Les fils de ces hommes qui au seizième siècle prirent les armes pour affranchir leur pays de la souveraineté étrangère devaient, au dix-huitième, se lever deux fois pour la même cause. La conspiration de Cellamare eut un plus grand caractère de simplicité dans ses motifs et de précision dans son objet que la Ligue ; elle fut purement nationale. Se fondant sur la violation de leurs franchises par le Régent, dont le but était de détruire toute résistance parlementaire, les Bretons déclarèrent nul l’acte de leur union à la France, et envoyèrent au roi d’Espagne, Philippe V, des plénipotentiaires chargés d’entamer des négociations ayant pour base l’indépendance absolue de la Bretagne. La plus grande partie de la noblesse et les populations rurales se liguèrent contre la France ; la bourgeoisie seule resta en dehors du mouvement national. Elle était, dit M. Rio, entièrement dévouée au Régent et déjà presque toute étrangère au pays ; les mots de droit et de liberté n’étaient inscrits que sur le gonfanon des gentilshommes[1].

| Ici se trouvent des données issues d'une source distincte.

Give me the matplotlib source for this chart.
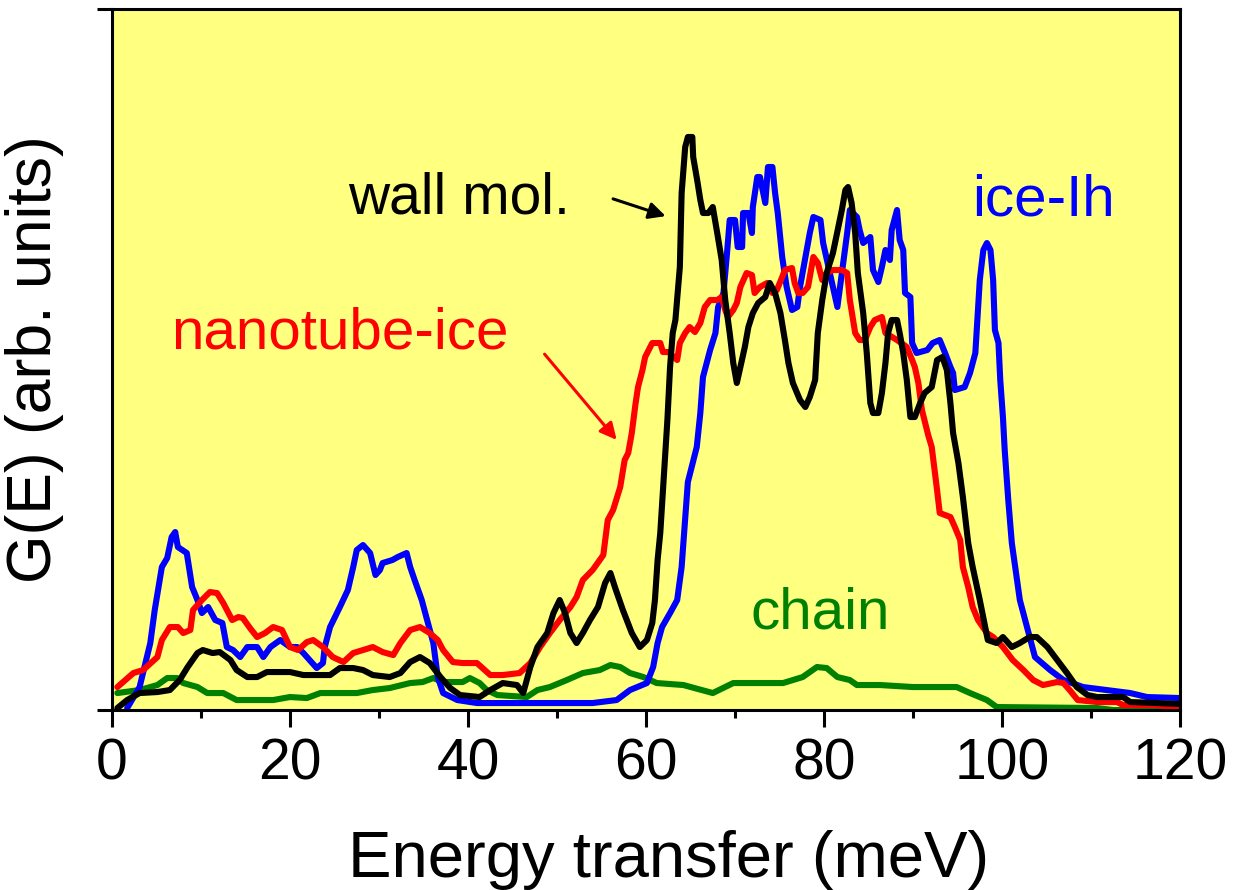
import matplotlib
matplotlib.use('Agg')
import matplotlib.pyplot as plt
from matplotlib.ticker import MultipleLocator

plt.rcParams.update({
    'font.family': ['Liberation Sans', 'DejaVu Sans'],
    'axes.linewidth': 2.2,
})

YELLOW = '#FFFF80'
BLUE = '#0000FF'
RED = '#FF0000'
GREEN = '#008000'
BLACK = '#000000'

# ice-Ih
ice_E = [1.7, 3.1, 4.3, 4.8, 5.6, 6.2, 6.7, 7.1, 7.4, 8.4, 9.0, 9.6, 10.1, 10.8, 11.6,
         12.4, 12.9, 13.6, 14.4, 15.2, 16.3, 17.0, 17.8, 18.9, 20.0, 20.8, 21.5, 22.5,
         23.0, 23.7, 23.9, 24.5, 25.6, 26.5, 27.1, 27.5, 28.2, 29.0, 29.6, 30.1, 30.4,
         31.5, 32.1, 33.1, 33.5, 34.0, 34.8, 35.4, 36.1, 36.6, 37.2, 38.8, 41.0, 54.0,
         56.7, 58.2, 60.1, 60.8, 61.3, 61.8, 62.7, 63.5, 64.0, 64.7, 65.7, 66.1, 66.4,
         67.2, 67.8, 68.1, 68.7, 69.1, 69.4, 70.0, 70.3, 70.8, 70.9, 71.5, 71.9, 72.0,
         72.5, 72.8, 73.4, 73.7, 74.2, 74.5, 74.8, 75.3, 75.8, 76.4, 77.0, 77.3, 78.4,
         78.8, 79.6, 79.9, 80.4, 81.0, 81.5, 81.8, 82.6, 82.9, 83.7, 84.0, 84.4, 85.2,
         85.5, 86.1, 86.5, 86.9, 87.4, 87.6, 88.2, 88.5, 88.9, 89.1, 89.7, 89.9, 90.4,
         91.6, 92.2, 93.0, 93.6, 94.2, 94.5, 94.7, 95.8, 96.4, 97.0, 97.3, 97.5, 97.9,
         98.3, 98.7, 99.0, 99.2, 99.6, 99.8, 100.1, 100.3, 100.7, 101.1, 102.0, 102.9,
         103.7, 105.4, 106.9, 109.1, 111.8, 114.4, 116.3, 120.0]
ice_G = [2, 23, 67, 100, 143, 152, 173, 178, 163, 157, 123, 110, 97, 103, 90,
         87, 63, 60, 53, 63, 63, 53, 63, 70, 63, 63, 57, 47,
         42, 47, 63, 83, 103, 120, 143, 160, 165, 157, 135, 140, 147,
         150, 153, 157, 143, 130, 110, 90, 67, 33, 17, 10, 7, 7,
         10, 20, 27, 43, 67, 83, 97, 110, 143, 228, 263, 297, 333,
         360, 377, 403, 417, 457, 490, 490, 463, 463, 497, 497, 477, 503,
         533, 533, 507, 543, 543, 517, 497, 453, 423, 400, 403, 423, 477,
         493, 490, 467, 447, 423, 403, 423, 477, 500, 493, 480, 467, 473,
         440, 428, 443, 460, 450, 480, 500, 470, 460, 417, 413, 367, 357,
         360, 367, 370, 357, 343, 337, 320, 323, 337, 357, 400, 430, 460,
         467, 460, 430, 380, 367, 330, 293, 260, 210, 167, 110, 80,
         53, 40, 30, 23, 20, 17, 13, 12]

# nanotube-ice
tube_E = [0.6, 2.4, 3.5, 5.1, 5.6, 6.5, 7.4, 8.0, 8.8, 9.1, 10.1, 11.0, 11.8, 12.5, 13.5,
          14.2, 14.7, 15.5, 16.3, 17.2, 18.1, 19.1, 20.0, 20.9, 21.9, 22.6, 23.7, 24.8,
          26.0, 27.1, 28.2, 29.3, 30.4, 31.6, 32.4, 33.5, 34.6, 35.7, 36.6, 37.2, 38.3,
          39.4, 41.0, 42.5, 43.9, 45.8, 47.0, 48.1, 49.2, 50.3, 51.5, 52.2, 52.9, 54.0,
          55.2, 55.7, 56.3, 57.1, 57.6, 58.0, 58.4, 58.8, 59.1, 59.6, 59.9, 60.7, 61.6,
          61.9, 62.5, 63.5, 63.8, 64.4, 64.9, 65.5, 66.1, 66.6, 67.2, 68.0, 68.5, 68.9,
          69.2, 69.8, 70.2, 70.6, 71.3, 71.9, 72.2, 72.8, 73.6, 74.2, 74.7, 75.3, 75.6,
          76.4, 76.7, 77.1, 77.6, 78.2, 78.8, 79.3, 79.8, 80.3, 81.0, 82.0, 82.6, 82.9,
          83.5, 84.0, 84.6, 85.2, 85.7, 86.5, 86.9, 88.2, 89.3, 89.9, 90.2, 90.6, 91.0,
          91.7, 92.1, 92.7, 93.0, 94.2, 94.7, 95.3, 95.6, 96.2, 96.7, 97.3, 98.3, 99.0,
          100.1, 101.2, 102.4, 103.5, 104.6, 106.2, 106.9, 107.6, 108.5, 110.7, 112.9,
          113.6, 117.0, 120.0]
tube_G = [23, 37, 40, 53, 70, 83, 83, 77, 80, 100, 110, 118, 117, 107, 90,
          93, 92, 82, 73, 77, 83, 80, 63, 60, 68, 70, 63, 53,
          48, 57, 60, 63, 58, 55, 67, 80, 83, 77, 70, 60, 48,
          47, 47, 35, 35, 37, 47, 63, 77, 90, 103, 113, 130, 140,
          155, 190, 200, 223, 250, 257, 277, 305, 323, 340, 353, 367, 367,
          358, 358, 350, 367, 377, 383, 378, 387, 403, 410, 410, 413, 400,
          393, 400, 407, 423, 437, 435, 417, 423, 427, 417, 420, 433, 440,
          442, 427, 417, 417, 423, 453, 447, 430, 437, 440, 440, 437, 410,
          377, 370, 370, 383, 390, 393, 377, 370, 363, 350, 343, 327, 300,
          275, 263, 220, 197, 193, 183, 170, 143, 123, 103, 90, 77, 73,
          63, 50, 40, 30, 25, 28, 27, 20, 10, 8, 8,
          5, 5, 3]

# wall molecules
wall_E = [0.6, 1.7, 3.1, 5.1, 6.5, 7.6, 8.5, 9.6, 10.2, 11.3, 12.1, 13.3, 14.0, 15.2, 16.3,
          17.4, 20.0, 21.5, 24.5, 25.6, 27.1, 28.2, 29.3, 31.2, 32.4, 33.5, 34.6, 35.7,
          36.9, 38.0, 39.1, 41.3, 42.5, 43.9, 45.5, 46.2, 47.0, 47.8, 48.9, 49.6, 50.3,
          50.9, 51.5, 52.2, 52.9, 53.7, 54.6, 55.4, 56.0, 56.5, 57.4, 58.4, 59.3, 60.1,
          60.7, 61.0, 61.3, 61.6, 61.9, 62.4, 62.7, 63.0, 63.3, 63.8, 64.0, 64.4, 64.7,
          65.2, 65.3, 65.8, 66.1, 66.4, 67.0, 67.5, 68.0, 68.5, 68.9, 69.4, 69.8, 70.2,
          70.6, 71.1, 71.5, 72.0, 72.6, 73.4, 73.9, 74.5, 75.1, 75.6, 76.0, 76.5, 77.3,
          77.9, 78.4, 79.0, 79.3, 79.8, 80.3, 81.0, 81.6, 82.0, 82.4, 82.7, 83.1, 83.5,
          83.8, 84.4, 84.8, 85.2, 85.5, 86.1, 86.5, 86.9, 87.2, 87.6, 88.2, 88.5, 88.9,
          89.3, 89.7, 90.2, 90.8, 91.3, 92.1, 92.7, 93.3, 93.8, 94.2, 94.5, 95.1, 95.6,
          96.2, 96.7, 97.5, 98.1, 98.4, 99.4, 100.1, 101.1, 102.0, 103.1, 103.9, 105.1,
          106.2, 107.3, 108.4, 109.6, 110.7, 113.6, 114.4, 117.4, 120.0]
wall_G = [2, 10, 17, 18, 20, 30, 43, 57, 60, 57, 58, 50, 40, 33, 33,
          38, 38, 35, 35, 42, 42, 40, 35, 33, 37, 48, 53, 47,
          33, 22, 15, 13, 20, 27, 25, 17, 43, 63, 77, 97, 110,
          97, 77, 67, 77, 90, 103, 127, 137, 123, 100, 77, 63, 70,
          87, 110, 150, 177, 220, 290, 343, 377, 390, 443, 517, 563, 573,
          573, 553, 527, 510, 497, 497, 503, 477, 450, 410, 377, 347, 327,
          343, 363, 383, 397, 407, 413, 427, 417, 397, 370, 347, 327, 310,
          303, 313, 330, 377, 410, 437, 457, 483, 500, 520, 523, 507, 477,
          437, 397, 357, 307, 297, 297, 317, 347, 377, 390, 390, 377, 357,
          330, 293, 293, 307, 317, 323, 350, 353, 340, 307, 277, 247, 213,
          167, 143, 110, 83, 70, 67, 73, 63, 67, 73, 73, 63,
          50, 37, 23, 15, 13, 13, 8, 7, 6]

# chain
chain_E = [0.6, 3.1, 5.1, 6.2, 7.3, 8.0, 9.6, 10.7, 12.5, 14.0, 18.1, 20.0, 21.9, 23.4,
           27.5, 29.3, 31.2, 33.5, 34.9, 36.1, 37.2, 39.4, 40.2, 41.3, 42.1, 43.3, 46.6,
           47.8, 49.2, 51.1, 52.9, 54.8, 56.0, 57.1, 58.2, 59.7, 61.2, 64.2, 67.5, 69.8,
           72.5, 75.4, 77.6, 79.2, 80.3, 81.5, 82.9, 83.7, 86.3, 90.0, 94.9, 96.4, 98.3,
           99.4, 110.7, 112.5, 120.0]
chain_G = [17, 20, 25, 32, 32, 27, 23, 17, 17, 10, 10, 13, 12, 17,
           17, 20, 22, 27, 28, 32, 28, 28, 32, 27, 20, 15, 13,
           20, 23, 30, 37, 40, 45, 43, 37, 33, 27, 25, 17, 27,
           27, 27, 33, 43, 42, 33, 30, 25, 25, 23, 23, 17, 10,
           3, 2, 0, 0]

fig = plt.figure(figsize=(12.35, 8.9), dpi=100)
ax = fig.add_axes([0.0907, 0.2022, 0.8648, 0.7877])
ax.set_facecolor(YELLOW)

lw = 4.4
for E, G, c in [(chain_E, chain_G, GREEN), (ice_E, ice_G, BLUE),
                (tube_E, tube_G, RED), (wall_E, wall_G, BLACK)]:
    ax.plot(E, G, color=c, lw=lw, solid_joinstyle='round', solid_capstyle='round')

ax.set_xlim(0, 120)
ax.set_ylim(0, 701)
ax.xaxis.set_major_locator(MultipleLocator(20))
ax.xaxis.set_minor_locator(MultipleLocator(10))
ax.set_yticks([0, 701])
ax.set_yticklabels([])
ax.tick_params(axis='x', which='major', direction='out', length=12, width=2.2,
               labelsize=41, pad=8)
ax.tick_params(axis='x', which='minor', direction='out', length=6, width=2.2)
ax.tick_params(axis='y', direction='out', length=11, width=2.2)

ax.set_xlabel('Energy transfer (meV)', fontsize=47)
ax.xaxis.set_label_coords(0.5215, -0.238, transform=ax.transAxes)
ax.xaxis.label.set_va('baseline')
ax.set_ylabel('G(E) (arb. units)', fontsize=45, labelpad=20)

# curve labels
ax.text(26.5, 497, 'wall mol.', color=BLACK, fontsize=41, va='baseline')
ax.text(6.6, 362, 'nanotube-ice', color=RED, fontsize=42, va='baseline')
ax.text(96.6, 495, 'ice-Ih', color=BLUE, fontsize=42, va='baseline')
ax.text(71.7, 82, 'chain', color=GREEN, fontsize=42, va='baseline')

ax.annotate('', xy=(62.5, 493), xytext=(56.0, 512),
            arrowprops=dict(arrowstyle='-|>', color=BLACK, lw=2.2, mutation_scale=25))
ax.annotate('', xy=(56.9, 268), xytext=(48.4, 358),
            arrowprops=dict(arrowstyle='-|>', color=RED, lw=2.2, mutation_scale=25))

fig.savefig('out.png', dpi=100)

La conspiration échoua, comme on sait. Quatre des principaux chefs, savoir : Pontcalec, du Couëdic, Montlouis et Talhouet-le-Moine, furent pris et traités avec le plus dur mépris des formes judiciaires ; le Régent, désespérant d’obtenir un arrêt de mort de leurs juges naturels, les livra à une cour martiale ; un étranger, un Savoyard, la présidait. Mais le peuple, indigné, réforma le jugement, et il fallut toutes les horreurs de 95 pour faire oublier aux Bretons les tribunaux extraordinaires et les dragonnades de 1720. L’élégie du jeune Clément de Guer-Malestroit, marquis de Pontcalec, décapité à Nantes, à l’âge de vingt et un ans, sur la place du Bouffay, avec les trois braves gentilshommes que nous avons nommés, témoigne de l’esprit de la conjuration et de la sympathie populaire qui adoucit leurs derniers instants.

  1. 1 Histoire d’un collège breton sous l’Empire, p. 10.